Les propos du cardinal Fridolin Ambongo ont fait bondir Alex Dende, artiste musicien engagé connu sous le pseudonyme de Lexxus Legal. L’artiste et acteur politique estime que les déclarations du prélat, qualifiant la musique et la danse de signes de superficialité et de médiocrité, sont injustes, blessantes et surtout en décalage avec la profondeur réelle de la culture congolaise.
Pour Alex Dende, la musique et la danse ne sont pas de simples distractions futiles. Elles représentent les derniers espaces de résistance, de mémoire et d’expression dans un pays traversé par une crise profonde, multidimensionnelle et violente.
« Est-ce donc à cause de la musique que des provinces entières, dans l’est de notre pays, sont aujourd’hui entre les mains de groupes armés, pendant que certains généraux fuient leurs responsabilités ?
Est-ce la danse qui a installé la corruption au sommet de l’État, dans les institutions, jusque dans les églises ?
Est-ce la chanson qui a rendu la justice malade, au point que Fatshi lui-même le reconnaît ? », s’est-il interrogé.
L’ancienne gloire du rap congolais rappelle au cardinal Fridolin Ambongo que ce ne sont pas les musiciens qui sont responsables de l’effondrement du système éducatif. « Est-ce la musique qui a réduit les professeurs au silence, parfois même à la complicité ?
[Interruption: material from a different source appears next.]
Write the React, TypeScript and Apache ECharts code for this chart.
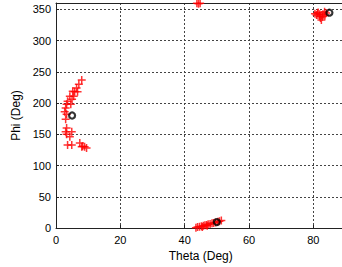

Est-ce encore la scène musicale qui a creusé les inégalités sociales, affaibli l’économie, détruit l’espoir des jeunes ? », s’indigne Lexxus.
Plus loin, le militant proche de l’opposant Martin Fayulu dénonce une attitude qui consiste à faire porter aux artistes la responsabilité de tous les maux, alors que les acteurs de tous les secteurs ont leur part de responsabilité. Lexxus Legal rappelle d’ailleurs que « dans la tradition biblique, on chante pour Dieu, on danse pour la vie, on joue pour ne pas mourir.
David dansait devant l’Arche, les psaumes sont des chants, et Jésus lui-même n’a jamais condamné la joie du peuple. Au contraire, il s’est toujours tourné vers celles et ceux qui, par leur parole ou leur chant, touchaient les cœurs », souligne-t-il.
Tout en rejetant la thèse selon laquelle la musique tire le pays vers le bas, Lexxus Legal affirme au contraire qu’elle le maintient debout.
Elle crie quand d’autres se taisent.
Elle rassemble quand tout divise.
Elle console quand tout blesse.
Elle dit la vérité que d’autres redoutent.
Pour lui, le vrai problème n’est pas la prétendue superficialité des artistes, mais l’incapacité de ceux qui prétendent incarner la profondeur à changer les choses.
Enfin, Alex Dende appelle à la reconnaissance des efforts des artistes. En conclusion, il réplique au cardinal en affirmant qu’il est tout à fait normal qu’un peuple trahi, méprisé, exploité et meurtri par son élite canalise son expression pour ne pas disparaître — et tant mieux si le monde le reconnaît pour cela.